The various treaty agreements upon which petitioners rely have been considered in conjunction with the substantial historical and other evidence presented by petitioners. In so considering the evidence and treaties, we are mindful of the rule of construction that the language in a treaty or statute is to be construed favorably towards Indians. Even so, we are unable to construe the language of these treaties as a restriction on the taxing authority of the United States to impose a tax not yet in existence. See Dillon v. United States [86-2 USTC ╤ 9492], 792 F.2d at 854. To do so would unreasonably stretch the plain meaning of the words expressed within the treaties.

We hold that petitioners are not exempt from paying Federal income taxes.

Respondent also determined that petitioners are subject to additions to tax for late filing of their return and for negligence. Section 6651(a)(1) imposes an addition to tax for the failure to file a return by the due date unless such failure was due to reasonable cause and not due to willful neglect.
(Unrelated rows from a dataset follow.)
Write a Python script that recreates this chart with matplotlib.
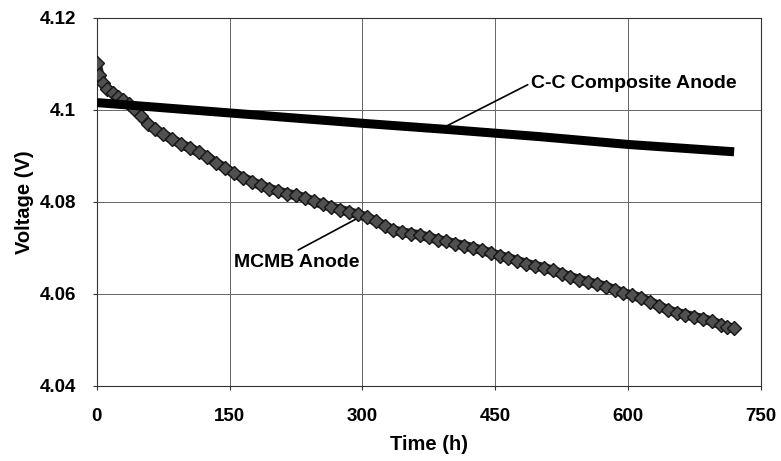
import matplotlib
matplotlib.use("Agg")
import matplotlib.pyplot as plt

plt.rcParams['font.family'] = ['Liberation Sans', 'DejaVu Sans']
plt.rcParams['font.weight'] = 'bold'

# MCMB anode: voltage
mcmb_time = [0, 3, 7, 12, 18, 24, 30, 36, 42, 50, 58, 66, 75, 85, 95, 105, 115, 125,
             135, 145, 155, 165, 175, 185, 195, 205, 215, 225, 235, 245, 255, 265,
             275, 285, 295, 305, 315, 325, 335, 345, 355, 365, 375, 385, 395, 405,
             415, 425, 435, 445, 455, 465, 475, 485, 495, 505, 515, 525, 535, 545,
             555, 565, 575, 585, 595, 605, 615, 625, 635, 645, 655, 665, 675, 685,
             695, 705, 712, 720]
mcmb_volt = [4.1102, 4.1075, 4.1058, 4.1046, 4.1036, 4.1029, 4.1021, 4.1012, 4.1002,
             4.0986, 4.0970, 4.0958, 4.0947, 4.0936, 4.0926, 4.0917, 4.0908, 4.0898,
             4.0884, 4.0874, 4.0862, 4.0853, 4.0844, 4.0836, 4.0829, 4.0823, 4.0818,
             4.0814, 4.0809, 4.0801, 4.0795, 4.0789, 4.0783, 4.0778, 4.0773, 4.0767,
             4.0758, 4.0748, 4.0739, 4.0734, 4.0731, 4.0728, 4.0723, 4.0718, 4.0714,
             4.0709, 4.0705, 4.0700, 4.0695, 4.0689, 4.0683, 4.0678, 4.0672, 4.0666,
             4.0661, 4.0657, 4.0651, 4.0644, 4.0637, 4.0631, 4.0626, 4.0621, 4.0616,
             4.0609, 4.0602, 4.0597, 4.0591, 4.0583, 4.0574, 4.0565, 4.0559, 4.0555,
             4.0550, 4.0546, 4.0540, 4.0533, 4.0528, 4.0525]

# C-C composite anode: nearly straight line
cc_time = [0, 100, 200, 300, 400, 500, 600, 720]
cc_volt = [4.1016, 4.1001, 4.0986, 4.0971, 4.0957, 4.0942, 4.0925, 4.0909]

x_ticks = [0, 150, 300, 450, 600, 750]
y_ticks = [4.04, 4.06, 4.08, 4.10, 4.12]
y_labels = ['4.04', '4.06', '4.08', '4.1', '4.12']

fig = plt.figure(figsize=(7.81, 4.61), dpi=100)
ax = fig.add_axes([0.124, 0.163, 0.850, 0.798])

ax.plot(mcmb_time, mcmb_volt, color='#262626', lw=7, solid_capstyle='round', zorder=3)
ax.plot(mcmb_time, mcmb_volt, ls='none', marker='D', ms=7, mfc='#505050',
        mec='#161616', mew=1.0, zorder=4)
ax.plot(cc_time, cc_volt, color='black', lw=6.5, solid_capstyle='butt', zorder=5)

ax.set_xlim(0, 750)
ax.set_ylim(4.04, 4.12)
ax.set_xticks(x_ticks)
ax.set_yticks(y_ticks)
ax.set_yticklabels(y_labels)
ax.grid(True, color='#666666', lw=0.7)
ax.set_axisbelow(True)
for s in ax.spines.values():
    s.set_color('#333333')
    s.set_linewidth(0.8)
ax.tick_params(axis='both', labelsize=13.5, length=3, width=0.8, color='#333333')
ax.tick_params(axis='x', pad=13)
ax.tick_params(axis='y', pad=12)

ax.set_xlabel('Time (h)', fontsize=14.5, fontweight='bold', labelpad=7)
ax.set_ylabel('Voltage (V)', fontsize=14.5, fontweight='bold', labelpad=4)

ax.annotate('C-C Composite Anode', xy=(392, 4.0962), xytext=(490, 4.1058),
            fontsize=14, fontweight='bold', va='center', ha='left',
            arrowprops=dict(arrowstyle='-', color='black', lw=1.2,
                            shrinkA=0, shrinkB=0, relpos=(0.0, 0.5)))
ax.annotate('MCMB Anode', xy=(296, 4.0766), xytext=(155, 4.0668),
            fontsize=14, fontweight='bold', va='center', ha='left',
            arrowprops=dict(arrowstyle='-', color='black', lw=1.2,
                            shrinkA=2, shrinkB=0,
                            relpos=(0.45, 1.0)))

fig.savefig('out.png', dpi=100)
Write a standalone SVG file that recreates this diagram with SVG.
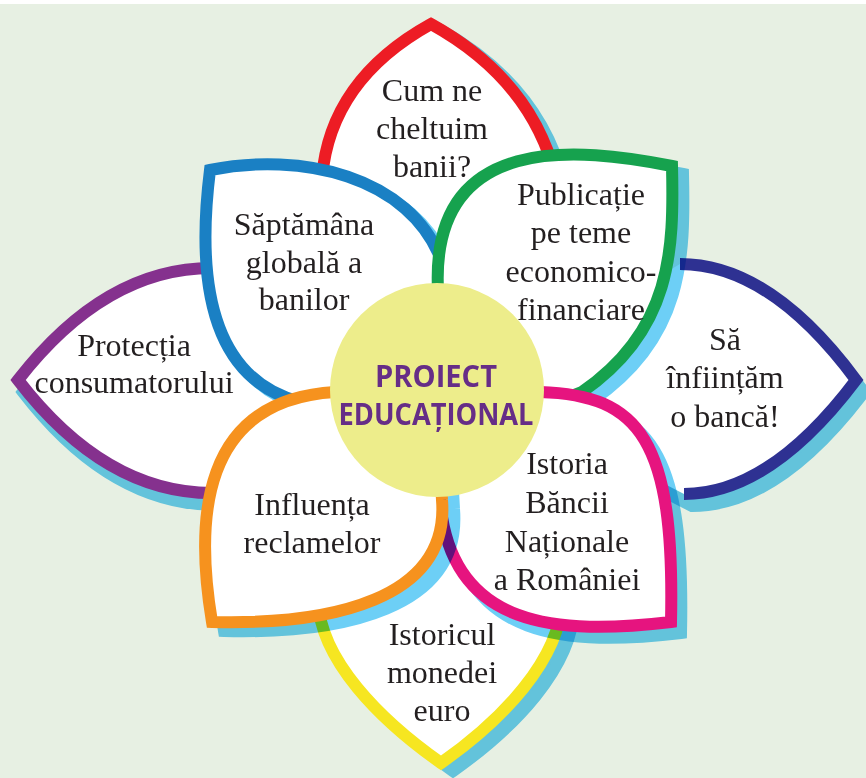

Petitioners have agreed by stipulation that they filed their return on May 1, 1987. The due date of their return was April 15, 1987. Petitioners have provided no explanation for the failure to file their return on time. We accordingly hold that they are subject to the addition to tax under section 6651(a)(1).

Section 6653(a)(1)(A) imposes an addition to tax equal to 5 percent of the underpayment of tax if any portion of the underpayment is due to negligence. Section 6653(a)(1)(B) imposes a further addition to tax equal to 50 percent of the interest due on the portion of the underpayment attributable to negligence. As used in section 6653(a)(1), negligence is defined as a lack of due care or failure to do what a reasonable and ordinarily prudent person would do under the circumstances. Neely v. Commissioner [Dec. 42,540], 85 T.C. 934, 947 (1985). Petitioners have the burden of proving they did not act negligently. Rule 142(a); Bixby v. Commissioner [Dec. 31,493], 58 T.C. 757, 791 (1972).

We have held that the late filing of a return constitutes negligence under section 6653(a), since it automatically results in an underpayment of the correct tax and is contrary to what a reasonable and ordinarily prudent person would do under the circumstances. See Emmons v. Commissioner [Dec. 45,490], 92 T.C. 342, 348-351 (1989), affd. 898 F.2d 50 (5th Cir. 1990). Here, petitioners untimely filed their return and have provided no explanation for the failure to file their return on time. We accordingly hold that they were negligent and are liable for the additions to tax determined by respondent under section 6653(a)(1)(A) and (B).

Decision will be entered for respondent.